Berlin. Der Staat hat das Internet-Zeitalter verschlafen. Wenn Deutschland nicht abgehängt werden will, muss die Regierung sofort handeln.

Welch ein wunderbares Geschenk ist es für die Eltern, wenn ein Kind zur Welt kommt. Doch Vorsicht – danach wird es stressig! Dann lernen die Eltern den deutschen Staat von einer seiner schwächsten Seiten kennen: die Verwaltung. Sie müssen ein erstes Mal zum Amt, um die Geburtsurkunde zu erhalten. Dann wenden sie sich an die nächste Behörde, um das Kindergeld zu beantragen. Einen Kinderausweis hat der Nachwuchs dann immer noch nicht. Also auf zum Bürgeramt, Nummer ziehen, warten. Und das ist nur ein Beispiel von vielen in Behördendeutschland.

In einer Gesellschaft, die für ihre Kommunikation, Bankgeschäfte und Einkäufe wie selbstverständlich das Internet nutzt, ist das Gebaren des Staates bei seinen Bürgerdiensten zu oft noch eine Qual. In der digitalen Epoche müssen die Verwaltungen allen Ernstes weitgehend analog arbeiten. Natürlich gibt es Unterschiede von Kommune zu Kommune. Doch alle leiden unter demselben Grundübel: Sie sind nicht miteinander vernetzt. Sie können nicht auf ein gemeinsames Portal zugreifen, um ihre Verwaltungstätigkeiten zu synchronisieren und damit zu vereinfachen.

Mausklicks könnten lästige Behördengänge ersetzen

Solch ein gemeinsames Portal wäre ein Glücksfall für die Bürger dieses Landes. Sie müssten ihre kostbare Zeit nicht in Amtsstuben verbringen, sondern könnten mit ein paar Mausklicks den Behördengang von zu Hause erledigen. Alles Zukunftsmusik? Keineswegs, wie mehrere EU-Staaten seit Jahren beweisen. Man muss nur wollen. Und offenbar wollen jetzt alle.

„Wir wollen nicht im Technikmuseum enden mit Deutschland“, sagte Kanzlerin Angela Merkel (CDU) im Wahlkampf..
„Wir wollen nicht im Technikmuseum enden mit Deutschland“, sagte Kanzlerin Angela Merkel (CDU) im Wahlkampf.. © REUTERS | FABIAN BIMMER

Es fällt dabei auf, dass sich vor allem Union, FDP und Grüne vor der Bundestagswahl intensiv mit der Digitalisierung des Staates auseinandergesetzt haben. Sollte eines Tages ein Jamaika-Bündnis wirklich seine Arbeit aufnehmen, hätte diese Koalition vielleicht eine verbindende Mission: die deutsche Aufholjagd bei der digitalen Revolution.

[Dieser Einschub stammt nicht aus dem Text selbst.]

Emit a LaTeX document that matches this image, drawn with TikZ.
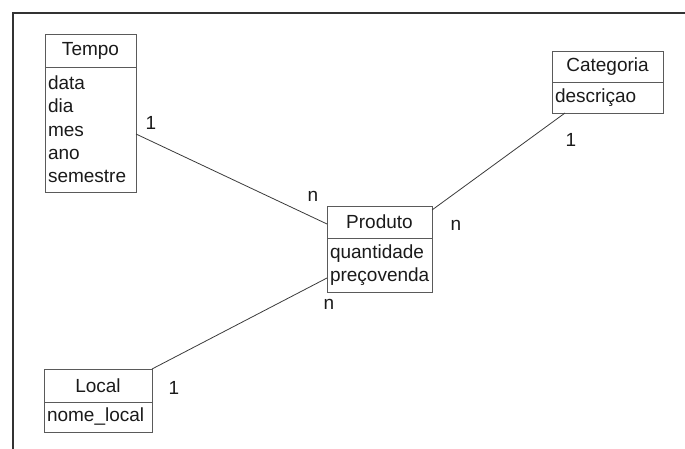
\documentclass[tikz,border=0pt]{standalone}
\usepackage{fontspec}
\setmainfont{Liberation Sans}
\usetikzlibrary{calc}
\definecolor{ink}{HTML}{1A1A1A}
\definecolor{edge}{HTML}{5A5A5A}
\definecolor{wire}{HTML}{3A3A3A}
\definecolor{rim}{HTML}{333333}
\begin{document}
\begin{tikzpicture}[x=1pt,y=-1pt,
  every node/.style={text=ink,font=\fontsize{19}{23.3}\selectfont},
  head/.style={draw=edge,line width=0.9pt,inner sep=0pt,outer sep=0pt,anchor=north west,align=center},
  body/.style={draw=edge,line width=0.9pt,inner xsep=3pt,inner ysep=0pt,outer sep=0pt,anchor=north west,align=left},
  wireline/.style={draw=wire,line width=0.8pt},
  card/.style={inner sep=0pt}]
\useasboundingbox (0,0) rectangle (685,449);
% outer frame (top and left sides only)
\draw[rim,line width=1.6pt] (13,449) -- (13,13) -- (685,13);

% Tempo
\node[head,minimum width=91pt,minimum height=33pt] (tempoH) at (45,34) {Tempo};
\node[body,text width=85pt,minimum height=125pt] (tempoB) at (tempoH.south west) {data\\dia\\mes\\ano\\semestre};

% Categoria
\node[head,minimum width=111pt,minimum height=31pt] (catH) at (552,51) {Categoria};
\node[body,text width=105pt,minimum height=31pt] (catB) at (catH.south west) {descriçao};

% Produto
\node[head,minimum width=105pt,minimum height=32pt] (prodH) at (327,206) {Produto};
\node[body,text width=99pt,minimum height=54pt] (prodB) at (prodH.south west) {quantidade\\preçovenda};

% Local
\node[head,minimum width=108pt,minimum height=33pt] (locH) at (44,369) {Local};
\node[body,text width=102pt,minimum height=30pt] (locB) at (locH.south west) {nome\_local};

% relationships
\draw[wireline] ($(tempoB.north east)+(0,67)$) -- ($(prodH.north west)+(0,18)$);
\draw[wireline] ($(prodH.north east)+(0,4)$) -- ($(catB.south west)+(13,0)$);
\draw[wireline] ($(prodB.north west)+(0,40)$) -- (locH.north east);

% cardinalities
\node[card] (c1) at (151,123) {1};
\node[card] (c2) at (313,196) {n};
\node[card] (c3) at (456,225) {n};
\node[card] (c4) at (571,140) {1};
\node[card] (c5) at (329,304) {n};
\node[card] (c6) at (174,388) {1};
\end{tikzpicture}
\end{document}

Bisher galt Netzpolitik als Nischenthema. Das wird sich bald ändern, weil nicht nur die Verwaltung digital werden muss, sondern die komplette Infrastruktur. Heißt: Wir brauchen so schnell wie möglich ein flächendeckendes Glasfasernetz, will Deutschland nicht auf Dauer international abgehängt bleiben. An der digitalen Modernisierung wird sich schließlich die Leistungsfähigkeit unserer Volkswirtschaft ablesen lassen. Warum sollte es etwa nicht mit einem Klick möglich sein, ein Unternehmen anzumelden?

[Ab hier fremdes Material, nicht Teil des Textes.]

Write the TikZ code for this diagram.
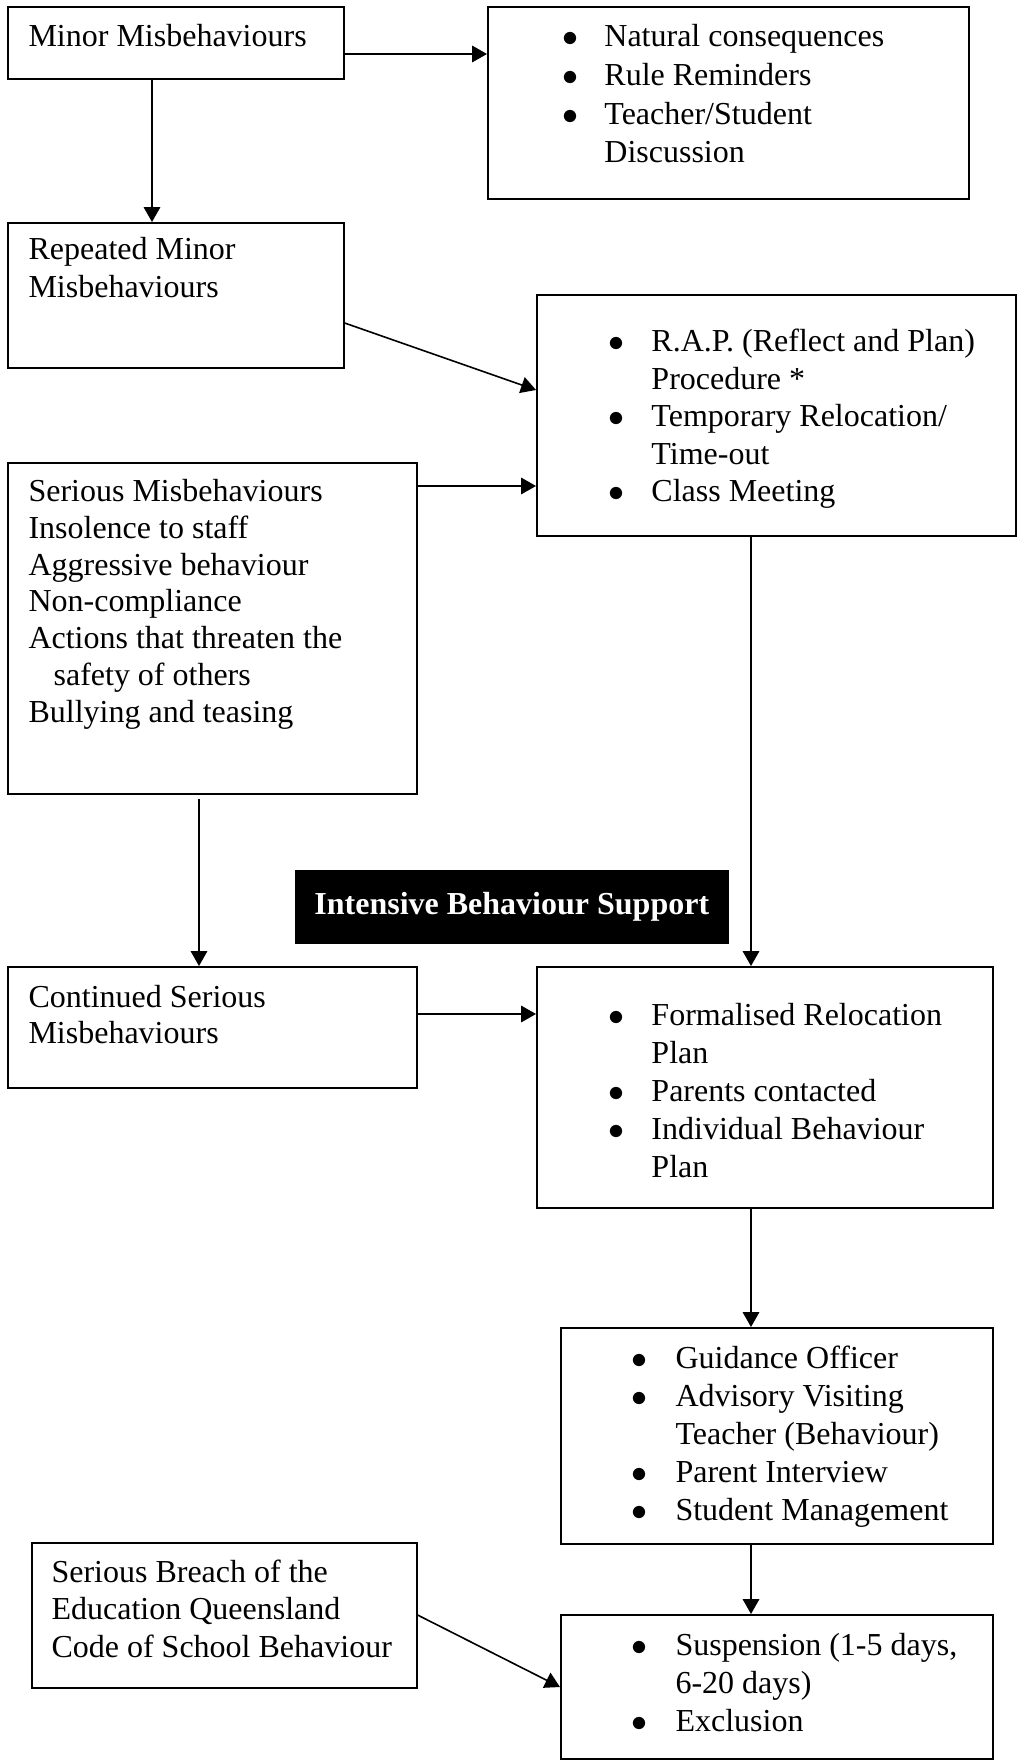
\documentclass[tikz,border=0pt]{standalone}
\usepackage{fontspec}
\setmainfont{Liberation Serif}
\usetikzlibrary{arrows.meta}
\newcommand\mybul[1]{\makebox[#1][l]{$\bullet$}}
\begin{document}
\begin{tikzpicture}[x=0.375pt,y=-0.375pt,
  box/.style n args={2}{draw, line width=0.6pt, rectangle, anchor=north west, inner sep=0pt,
    minimum width=#1*0.375pt, minimum height=#2*0.375pt},
  txt/.style={anchor=base west, inner sep=0pt, font=\fontsize{12pt}{#1pt}\selectfont},
  arr/.style={line width=0.6pt, -{Triangle[length=5.6pt,width=6.2pt]}}]
\useasboundingbox (0,0) rectangle (1018,1760);

% boxes
\node[box={336}{72}]  (m1)    at (7,6) {};
\node[box={481}{192}] (nat)   at (487,6) {};
\node[box={336}{145}] (rep)   at (7,222) {};
\node[box={479}{241}] (rap)   at (536,294) {};
\node[box={409}{331}] (ser)   at (7,462) {};
\node[box={409}{121}] (cont)  at (7,966) {};
\node[box={456}{241}] (form)  at (536,966) {};
\node[box={432}{216}] (guid)  at (560,1327) {};
\node[box={385}{145}] (brch)  at (31,1542) {};
\node[box={432}{144}] (susp)  at (560,1614) {};
\node[box={432}{72}, fill=black, text=white, font=\fontsize{12pt}{14pt}\selectfont\bfseries] (ibs) at (295,870) {Intensive Behaviour Support};

% texts
\node[txt=14] (m1T) at (28,47) {Minor Misbehaviours};
\node[txt=14.5] (natT) at (562,47) {\begin{tabular}[t]{@{}l@{}}\mybul{15.7pt}Natural consequences\\ \mybul{15.7pt}Rule Reminders\\ \mybul{15.7pt}Teacher/Student\\ \hspace*{15.7pt}Discussion\end{tabular}};
\node[txt=14.25] (repT) at (28,260) {\begin{tabular}[t]{@{}l@{}}Repeated Minor\\ Misbehaviours\end{tabular}};
\node[txt=14.06] (rapT) at (608,352) {\begin{tabular}[t]{@{}l@{}}\mybul{16.1pt}R.A.P. (Reflect and Plan)\\ \hspace*{16.1pt}Procedure *\\ \mybul{16.1pt}Temporary Relocation/\\ \hspace*{16.1pt}Time-out\\ \mybul{16.1pt}Class Meeting\end{tabular}};
\node[txt=13.75] (serT) at (28,502) {\begin{tabular}[t]{@{}l@{}}Serious Misbehaviours\\ Insolence to staff\\ Aggressive behaviour\\ Non-compliance\\ Actions that threaten the\\ \hspace*{9.4pt}safety of others\\ Bullying and teasing\end{tabular}};
\node[txt=13.5] (contT) at (28,1007) {\begin{tabular}[t]{@{}l@{}}Continued Serious\\ Misbehaviours\end{tabular}};
\node[txt=14.25] (formT) at (608,1025) {\begin{tabular}[t]{@{}l@{}}\mybul{16.1pt}Formalised Relocation\\ \hspace*{16.1pt}Plan\\ \mybul{16.1pt}Parents contacted\\ \mybul{16.1pt}Individual Behaviour\\ \hspace*{16.1pt}Plan\end{tabular}};
\node[txt=14.25] (guidT) at (631,1368) {\begin{tabular}[t]{@{}l@{}}\mybul{16.5pt}Guidance Officer\\ \mybul{16.5pt}Advisory Visiting\\ \hspace*{16.5pt}Teacher (Behaviour)\\ \mybul{16.5pt}Parent Interview\\ \mybul{16.5pt}Student Management\end{tabular}};
\node[txt=14.06] (brchT) at (51,1582) {\begin{tabular}[t]{@{}l@{}}Serious Breach of the\\ Education Queensland\\ Code of School Behaviour\end{tabular}};
\node[txt=14.4] (suspT) at (631,1655) {\begin{tabular}[t]{@{}l@{}}\mybul{16.5pt}Suspension (1-5 days,\\ \hspace*{16.5pt}6-20 days)\\ \mybul{16.5pt}Exclusion\end{tabular}};

% connectors
\draw[arr] (m1.east |- 0,54) -- (nat.west |- 0,54);
\draw[arr] (m1.south -| 152,0) -- (rep.north -| 152,0);
\draw[arr] (rep.east |- 0,323) -- (rap.west |- 0,390);
\draw[arr] (ser.east |- 0,486) -- (rap.west |- 0,486);
\draw[arr] (rap.south -| 751,0) -- (form.north -| 751,0);
\draw[arr] (ser.south -| 199,0) ++(0,4) -- (cont.north -| 199,0);
\draw[arr] (cont.east |- 0,1014) -- (form.west |- 0,1014);
\draw[arr] (form.south -| 751,0) -- (guid.north -| 751,0);
\draw[arr] (guid.south -| 751,0) -- (susp.north -| 751,0);
\draw[arr] (brch.east |- 0,1615) -- (susp.west |- 0,1687);
\end{tikzpicture}
\end{document}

Digitalisierung ist Chance, den Wohlstand zu sichern.

Es führt in Anbetracht der zu bewältigenden Aufgaben kein Weg an einem Digitalministerium vorbei. Nur mit einem starken Ressort wird die Digitalisierung als Großprojekt wahrgenommen, nur so wird aus Ideen Wirklichkeit. Ein solches Ministerium kann auch berechtigte Bedenken aufnehmen, die die sogenannte Industrie 4.0 hervorruft.

Die Gewerkschaften fragen: Wenn alles vernetzt ist, braucht man dann noch Menschen? Verbraucherschützer fragen: Wie geschützt sind dann die Daten der Menschen? Es liegt an der Politik, hier Sicherheit herzustellen und gleichzeitig die Möglichkeiten dieser nicht aufzuhaltenden Entwicklung zu fördern. Neue Geschäftsfelder, neue Dienstleistungen, neue Berufe können entstehen. Die Digitalisierung ist die größte Chance, den Wohlstand der Deutschen zu sichern.

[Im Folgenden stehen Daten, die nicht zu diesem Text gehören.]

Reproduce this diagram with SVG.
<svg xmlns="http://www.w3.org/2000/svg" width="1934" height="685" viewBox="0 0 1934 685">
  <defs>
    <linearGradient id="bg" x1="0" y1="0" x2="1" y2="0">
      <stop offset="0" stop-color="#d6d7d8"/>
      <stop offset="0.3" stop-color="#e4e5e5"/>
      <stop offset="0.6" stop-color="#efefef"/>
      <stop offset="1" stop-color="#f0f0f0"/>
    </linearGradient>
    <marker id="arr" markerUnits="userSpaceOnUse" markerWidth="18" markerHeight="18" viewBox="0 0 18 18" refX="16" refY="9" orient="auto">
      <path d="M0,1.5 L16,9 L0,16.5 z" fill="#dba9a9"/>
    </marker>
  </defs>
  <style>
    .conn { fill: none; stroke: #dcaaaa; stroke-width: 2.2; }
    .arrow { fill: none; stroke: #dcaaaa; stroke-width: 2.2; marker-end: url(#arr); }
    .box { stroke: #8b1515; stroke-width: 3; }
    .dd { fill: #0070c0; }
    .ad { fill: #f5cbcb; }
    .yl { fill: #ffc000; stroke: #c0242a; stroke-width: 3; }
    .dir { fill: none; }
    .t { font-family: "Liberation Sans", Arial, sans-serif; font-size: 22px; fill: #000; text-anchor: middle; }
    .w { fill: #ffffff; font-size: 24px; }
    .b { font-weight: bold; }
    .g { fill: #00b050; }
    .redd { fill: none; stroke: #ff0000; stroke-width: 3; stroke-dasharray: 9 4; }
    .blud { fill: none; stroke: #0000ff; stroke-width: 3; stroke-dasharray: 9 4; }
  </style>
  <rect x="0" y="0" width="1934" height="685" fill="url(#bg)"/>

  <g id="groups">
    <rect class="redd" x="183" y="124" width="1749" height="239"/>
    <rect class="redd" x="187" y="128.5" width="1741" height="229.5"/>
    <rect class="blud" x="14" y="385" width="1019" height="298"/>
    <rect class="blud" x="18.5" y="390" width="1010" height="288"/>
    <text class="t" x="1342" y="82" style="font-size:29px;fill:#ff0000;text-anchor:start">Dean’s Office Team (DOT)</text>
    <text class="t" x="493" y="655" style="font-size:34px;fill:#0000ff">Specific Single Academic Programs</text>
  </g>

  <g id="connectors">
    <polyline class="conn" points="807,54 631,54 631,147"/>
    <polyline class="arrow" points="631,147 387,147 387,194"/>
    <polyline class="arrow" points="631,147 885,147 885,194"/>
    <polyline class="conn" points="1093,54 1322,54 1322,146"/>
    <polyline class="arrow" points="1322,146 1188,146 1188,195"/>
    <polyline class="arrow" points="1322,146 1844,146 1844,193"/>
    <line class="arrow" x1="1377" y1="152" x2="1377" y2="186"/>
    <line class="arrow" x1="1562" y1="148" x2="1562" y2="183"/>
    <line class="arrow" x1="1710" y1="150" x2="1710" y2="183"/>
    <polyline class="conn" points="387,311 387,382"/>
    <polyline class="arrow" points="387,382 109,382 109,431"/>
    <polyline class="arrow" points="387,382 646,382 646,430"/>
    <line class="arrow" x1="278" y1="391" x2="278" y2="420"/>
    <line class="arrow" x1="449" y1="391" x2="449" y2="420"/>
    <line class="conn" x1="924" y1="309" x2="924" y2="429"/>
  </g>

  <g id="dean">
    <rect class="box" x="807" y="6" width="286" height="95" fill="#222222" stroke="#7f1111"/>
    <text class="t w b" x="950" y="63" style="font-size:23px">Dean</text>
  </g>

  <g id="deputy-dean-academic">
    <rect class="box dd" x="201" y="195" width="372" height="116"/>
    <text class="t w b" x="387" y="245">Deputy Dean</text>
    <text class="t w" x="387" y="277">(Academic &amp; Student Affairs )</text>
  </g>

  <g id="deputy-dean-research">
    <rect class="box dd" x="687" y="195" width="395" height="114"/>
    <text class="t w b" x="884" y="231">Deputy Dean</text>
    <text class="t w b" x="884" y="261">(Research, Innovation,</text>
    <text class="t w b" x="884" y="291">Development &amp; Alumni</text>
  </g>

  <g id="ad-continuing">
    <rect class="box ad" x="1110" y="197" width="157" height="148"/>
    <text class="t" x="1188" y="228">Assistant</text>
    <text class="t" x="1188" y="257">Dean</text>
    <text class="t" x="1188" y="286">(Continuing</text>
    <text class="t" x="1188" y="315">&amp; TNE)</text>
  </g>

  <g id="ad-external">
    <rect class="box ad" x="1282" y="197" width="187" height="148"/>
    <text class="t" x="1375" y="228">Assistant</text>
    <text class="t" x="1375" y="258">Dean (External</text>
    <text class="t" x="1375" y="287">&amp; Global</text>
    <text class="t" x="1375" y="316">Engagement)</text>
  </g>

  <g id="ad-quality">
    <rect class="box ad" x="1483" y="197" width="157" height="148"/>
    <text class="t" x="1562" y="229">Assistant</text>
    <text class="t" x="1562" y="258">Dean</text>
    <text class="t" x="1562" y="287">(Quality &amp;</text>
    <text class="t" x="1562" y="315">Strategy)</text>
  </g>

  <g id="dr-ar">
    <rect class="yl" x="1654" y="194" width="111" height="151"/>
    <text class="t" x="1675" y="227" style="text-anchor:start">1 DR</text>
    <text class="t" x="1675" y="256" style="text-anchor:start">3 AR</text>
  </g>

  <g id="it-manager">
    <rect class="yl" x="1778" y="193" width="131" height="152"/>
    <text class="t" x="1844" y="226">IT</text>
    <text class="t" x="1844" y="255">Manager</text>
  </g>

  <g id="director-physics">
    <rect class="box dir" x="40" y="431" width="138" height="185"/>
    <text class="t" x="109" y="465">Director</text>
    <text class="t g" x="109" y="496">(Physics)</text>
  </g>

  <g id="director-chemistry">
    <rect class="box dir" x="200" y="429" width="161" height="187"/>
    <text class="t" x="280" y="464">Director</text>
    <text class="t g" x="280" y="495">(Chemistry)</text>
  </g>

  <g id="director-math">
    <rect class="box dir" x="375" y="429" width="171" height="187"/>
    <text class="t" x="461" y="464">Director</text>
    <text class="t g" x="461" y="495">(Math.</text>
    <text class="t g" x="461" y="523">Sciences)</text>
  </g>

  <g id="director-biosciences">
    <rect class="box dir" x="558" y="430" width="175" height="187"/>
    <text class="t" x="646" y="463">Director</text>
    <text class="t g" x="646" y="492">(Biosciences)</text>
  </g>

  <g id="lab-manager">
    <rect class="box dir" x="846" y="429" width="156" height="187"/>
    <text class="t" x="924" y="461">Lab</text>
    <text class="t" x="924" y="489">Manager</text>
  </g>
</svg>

„Wir wollen nicht im Technikmuseum enden mit Deutschland“, sagte Kanzlerin Angela Merkel (CDU) im Wahlkampf. Große Reformen sind üblicherweise Chefsache. Gerade an Merkel wird es liegen, auf diesem Feld grundlegende Entscheidungen zu treffen. Am besten fängt die nächste Bundesregierung damit dort an, wo sie am meisten verändern kann: in der staatlichen Verwaltung.